§ **What is expected**: Quote word for word the lines below, beginning with the first and ending with the one that has "2.12, 2.00, 1.95];". Drop the pictures.

§ **Data block**:
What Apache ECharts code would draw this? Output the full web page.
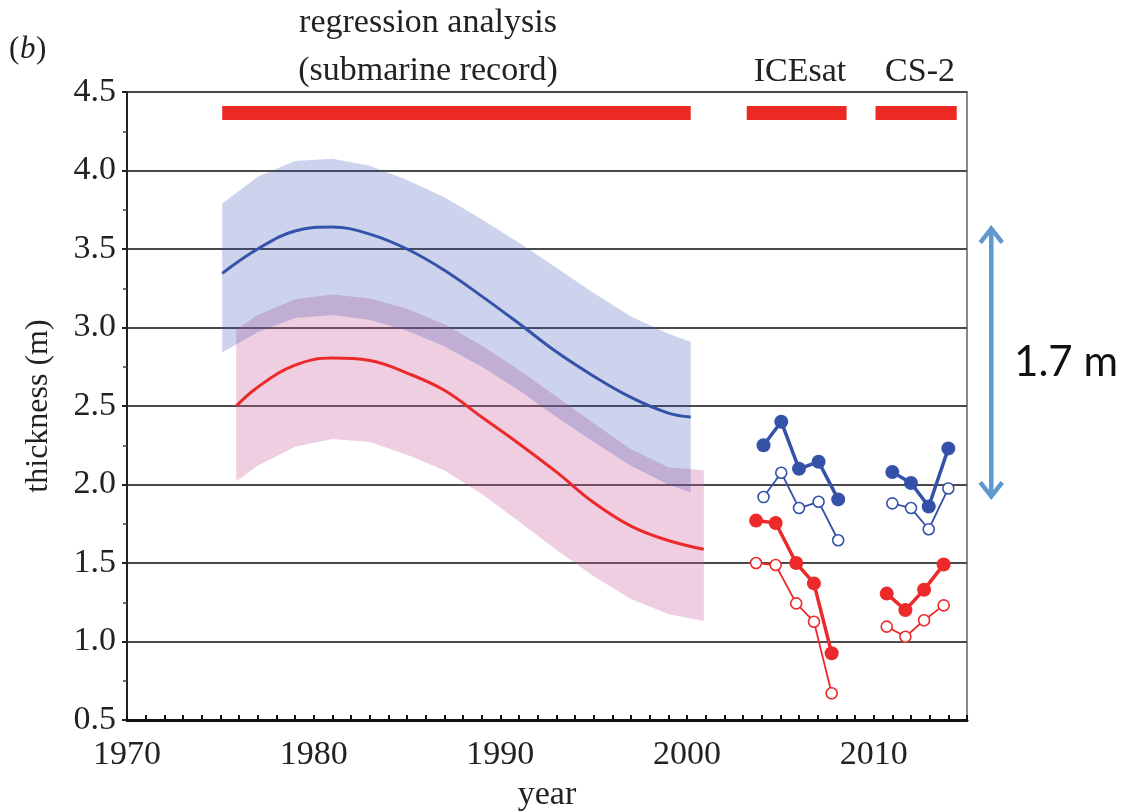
<!DOCTYPE html>
<html>
<head>
<meta charset="utf-8">
<script src="https://cdn.jsdelivr.net/npm/echarts@6/dist/echarts.min.js"></script>
<style>html,body{margin:0;padding:0;background:#fff;}#c{width:1134px;height:812px;}</style>
</head>
<body>
<div id="c"></div>
<script>
// ---- data ----
const xTicksMin = 1970, xTicksMax = 2015;
const yTicksMin = 0.5, yTicksMax = 4.5;

const blueYears  = [1975.1, 1977, 1979, 1981, 1983, 1985, 1987, 1989, 1991, 1993, 1995, 1997, 1999, 2000.2];
const blueMean   = [3.345, 3.50, 3.615, 3.64, 3.595, 3.50, 3.365, 3.20, 3.025, 2.845, 2.69, 2.555, 2.455, 2.43];
const blueUpper  = [3.79, 3.96, 4.06, 4.075, 4.03, 3.94, 3.83, 3.69, 3.54, 3.38, 3.22, 3.07, 2.96, 2.91];
const blueLower  = [2.84, 2.97, 3.06, 3.08, 3.05, 2.98, 2.88, 2.75, 2.60, 2.43, 2.27, 2.12, 2.00, 1.95];

const redYears   = [1975.85, 1977, 1979, 1981, 1983, 1985, 1987, 1989, 1991, 1993, 1995, 1997, 1999, 2000.9];
const redMean    = [2.50, 2.62, 2.76, 2.805, 2.79, 2.71, 2.60, 2.43, 2.26, 2.08, 1.885, 1.735, 1.643, 1.587];
const redUpper   = [2.985, 3.08, 3.18, 3.21, 3.185, 3.12, 3.02, 2.885, 2.73, 2.56, 2.39, 2.225, 2.11, 2.09];
const redLower   = [2.02, 2.12, 2.24, 2.29, 2.27, 2.19, 2.09, 1.94, 1.765, 1.585, 1.415, 1.27, 1.175, 1.13];

const icesatBlueYears = [2004.1, 2005.05, 2006.0, 2007.05, 2008.1];
const icesatBlueFill  = [2.25, 2.40, 2.10, 2.145, 1.905];
const icesatBlueOpen  = [1.92, 2.075, 1.85, 1.89, 1.645];
const icesatRedYears  = [2003.7, 2004.75, 2005.85, 2006.8, 2007.75];
const icesatRedFill   = [1.77, 1.755, 1.50, 1.37, 0.925];
const icesatRedOpen   = [1.50, 1.487, 1.243, 1.126, 0.67];

const cs2BlueYears = [2011.0, 2012.0, 2012.95, 2014.0];
const cs2BlueFill  = [2.08, 2.01, 1.86, 2.23];
const cs2BlueOpen  = [1.88, 1.85, 1.715, 1.975];
const cs2RedYears  = [2010.7, 2011.7, 2012.7, 2013.75];
const cs2RedFill   = [1.305, 1.20, 1.33, 1.49];
const cs2RedOpen   = [1.095, 1.03, 1.135, 1.23];

const periodBars = [
  {name: 'regression analysis', from: 1975.1, to: 2000.2},
  {name: 'ICEsat', from: 2003.2, to: 2008.55},
  {name: 'CS-2', from: 2010.1, to: 2014.45}
];
const periodBarLevel = 4.37;

const arrowYear = 2016.3, arrowTop = 3.63, arrowBottom = 1.925;
const arrowLabel = '1.7 m';

// ---- chart ----
const SERIF = '"Liberation Serif","Times New Roman",serif';
const BLUE = '#3452a8', RED = '#ec2a2c';
const zip = (xs, ys) => xs.map((x, i) => [x, ys[i]]);
const band = (xs, lo, up) => xs.map((x, i) => [x, lo[i], up[i]]);

function bandSeries(data, fill, z) {
  return {
    type: 'custom', z: z, data: data,
    encode: {x: 0, y: [1, 2]},
    renderItem: function (params, api) {
      if (params.dataIndex !== 0) return;
      const up = data.map(d => api.coord([d[0], d[2]]));
      const lo = data.map(d => api.coord([d[0], d[1]])).reverse();
      return {type: 'polygon', shape: {points: up.concat(lo)}, style: {fill: fill}, silent: true};
    }
  };
}
function ptSeries(xs, ys, color, filled) {
  return {
    type: 'line', data: zip(xs, ys), z: filled ? 6 : 5,
    symbol: 'circle', symbolSize: filled ? 14 : 11,
    lineStyle: {color: color, width: filled ? 3.5 : 1.8},
    itemStyle: filled ? {color: color} : {color: '#fff', borderColor: color, borderWidth: 1.6}
  };
}

const chart = echarts.init(document.getElementById('c'), null, {renderer: 'canvas'});
const option = {
  animation: false,
  backgroundColor: '#fff',
  grid: {left: 127, right: 167, top: 92, bottom: 92, show: true, borderColor: '#888', borderWidth: 2,
         backgroundColor: 'transparent', outerBoundsMode: 'none', containLabel: false},
  xAxis: {
    type: 'value', min: xTicksMin, max: xTicksMax, interval: 1,
    name: 'year', nameLocation: 'middle', nameGap: 58,
    nameTextStyle: {fontFamily: SERIF, fontSize: 34, color: '#222'},
    axisLine: {show: true, onZero: false, lineStyle: {color: '#111', width: 3}},
    axisTick: {show: true, inside: true, length: 5, lineStyle: {color: '#111', width: 2}},
    axisLabel: {fontFamily: SERIF, fontSize: 34, color: '#222', margin: 18,
      formatter: v => (Math.round(v) % 10 === 0 ? String(Math.round(v)) : '')},
    splitLine: {show: false}
  },
  yAxis: {
    type: 'value', min: yTicksMin, max: yTicksMax, interval: 0.5,
    name: 'thickness (m)', nameLocation: 'middle', nameGap: 72,
    nameTextStyle: {fontFamily: SERIF, fontSize: 32, color: '#222'},
    axisLine: {show: true, lineStyle: {color: '#222', width: 2}},
    axisTick: {show: true, inside: false, length: 5, lineStyle: {color: '#222', width: 2}},
    minorTick: {show: true, splitNumber: 2, length: 4, lineStyle: {color: '#444', width: 1.5}},
    axisLabel: {fontFamily: SERIF, fontSize: 34, color: '#222', margin: 11, formatter: v => v.toFixed(1)},
    splitLine: {show: true, lineStyle: {color: '#4a4a4a', width: 2}}
  },
  series: [
    bandSeries(band(redYears, redLower, redUpper), 'rgba(200,92,152,0.30)', 1),
    bandSeries(band(blueYears, blueLower, blueUpper), 'rgba(55,79,179,0.25)', 2),
    {type: 'line', data: zip(redYears, redMean), smooth: 0.4, symbol: 'none', z: 3,
     lineStyle: {color: RED, width: 3}},
    {type: 'line', data: zip(blueYears, blueMean), smooth: 0.4, symbol: 'none', z: 3,
     lineStyle: {color: BLUE, width: 3}},
    {type: 'lines', coordinateSystem: 'cartesian2d', z: 4,
     data: periodBars.map(b => ({coords: [[b.from, periodBarLevel], [b.to, periodBarLevel]]})),
     lineStyle: {color: '#ec2a24', width: 14, opacity: 1, cap: 'butt'}},
    ptSeries(icesatBlueYears, icesatBlueOpen, BLUE, false),
    ptSeries(icesatBlueYears, icesatBlueFill, BLUE, true),
    ptSeries(icesatRedYears, icesatRedOpen, RED, false),
    ptSeries(icesatRedYears, icesatRedFill, RED, true),
    ptSeries(cs2BlueYears, cs2BlueOpen, BLUE, false),
    ptSeries(cs2BlueYears, cs2BlueFill, BLUE, true),
    ptSeries(cs2RedYears, cs2RedOpen, RED, false),
    ptSeries(cs2RedYears, cs2RedFill, RED, true)
  ]
};
chart.setOption(option);

// annotations
const pTop = chart.convertToPixel({gridIndex: 0}, [arrowYear, arrowTop]);
const pBot = chart.convertToPixel({gridIndex: 0}, [arrowYear, arrowBottom]);
const AC = '#5f97cf';
const hw = 11, hl = 14;
chart.setOption({
  graphic: [
    {type: 'text', x: 428, y: 23, style: {text: 'regression analysis', font: '34px ' + SERIF, fill: '#222', textAlign: 'center', textVerticalAlign: 'middle'}},
    {type: 'text', x: 428, y: 71, style: {text: '(submarine record)', font: '34px ' + SERIF, fill: '#222', textAlign: 'center', textVerticalAlign: 'middle'}},
    {type: 'text', x: 800, y: 72, style: {text: 'ICEsat', font: '34px ' + SERIF, fill: '#222', textAlign: 'center', textVerticalAlign: 'middle'}},
    {type: 'text', x: 920, y: 72, style: {text: 'CS-2', font: '34px ' + SERIF, fill: '#222', textAlign: 'center', textVerticalAlign: 'middle'}},
    {type: 'text', x: 9, y: 50, style: {text: '(', font: '31px ' + SERIF, fill: '#222', textVerticalAlign: 'middle'}},
    {type: 'text', x: 20, y: 50, style: {text: 'b', font: 'italic 31px ' + SERIF, fill: '#222', textVerticalAlign: 'middle'}},
    {type: 'text', x: 36, y: 50, style: {text: ')', font: '31px ' + SERIF, fill: '#222', textVerticalAlign: 'middle'}},
    {type: 'line', shape: {x1: pTop[0], y1: pTop[1] + 1, x2: pBot[0], y2: pBot[1] - 1}, style: {stroke: AC, lineWidth: 4.5}},
    {type: 'polyline', shape: {points: [[pTop[0] - hw, pTop[1] + hl], [pTop[0], pTop[1]], [pTop[0] + hw, pTop[1] + hl]]}, style: {stroke: AC, lineWidth: 4.5, fill: null, lineJoin: 'miter'}},
    {type: 'polyline', shape: {points: [[pBot[0] - hw, pBot[1] - hl], [pBot[0], pBot[1]], [pBot[0] + hw, pBot[1] - hl]]}, style: {stroke: AC, lineWidth: 4.5, fill: null, lineJoin: 'miter'}},
    {type: 'text', x: 1066, y: (pTop[1] + pBot[1]) / 2, style: {text: arrowLabel, font: '42px Lato, "Open Sans", sans-serif', fill: '#111', textAlign: 'center', textVerticalAlign: 'middle'}}
  ]
});
</script>
</body>
</html>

§ **Answer to this task**:
What Apache ECharts code would draw this? Output the full web page.
<!DOCTYPE html>
<html>
<head>
<meta charset="utf-8">
<script src="https://cdn.jsdelivr.net/npm/echarts@6/dist/echarts.min.js"></script>
<style>html,body{margin:0;padding:0;background:#fff;}#c{width:1134px;height:812px;}</style>
</head>
<body>
<div id="c"></div>
<script>
// ---- data ----
const xTicksMin = 1970, xTicksMax = 2015;
const yTicksMin = 0.5, yTicksMax = 4.5;

const blueYears  = [1975.1, 1977, 1979, 1981, 1983, 1985, 1987, 1989, 1991, 1993, 1995, 1997, 1999, 2000.2];
const blueMean   = [3.345, 3.50, 3.615, 3.64, 3.595, 3.50, 3.365, 3.20, 3.025, 2.845, 2.69, 2.555, 2.455, 2.43];
const blueUpper  = [3.79, 3.96, 4.06, 4.075, 4.03, 3.94, 3.83, 3.69, 3.54, 3.38, 3.22, 3.07, 2.96, 2.91];
const blueLower  = [2.84, 2.97, 3.06, 3.08, 3.05, 2.98, 2.88, 2.75, 2.60, 2.43, 2.27, 2.12, 2.00, 1.95];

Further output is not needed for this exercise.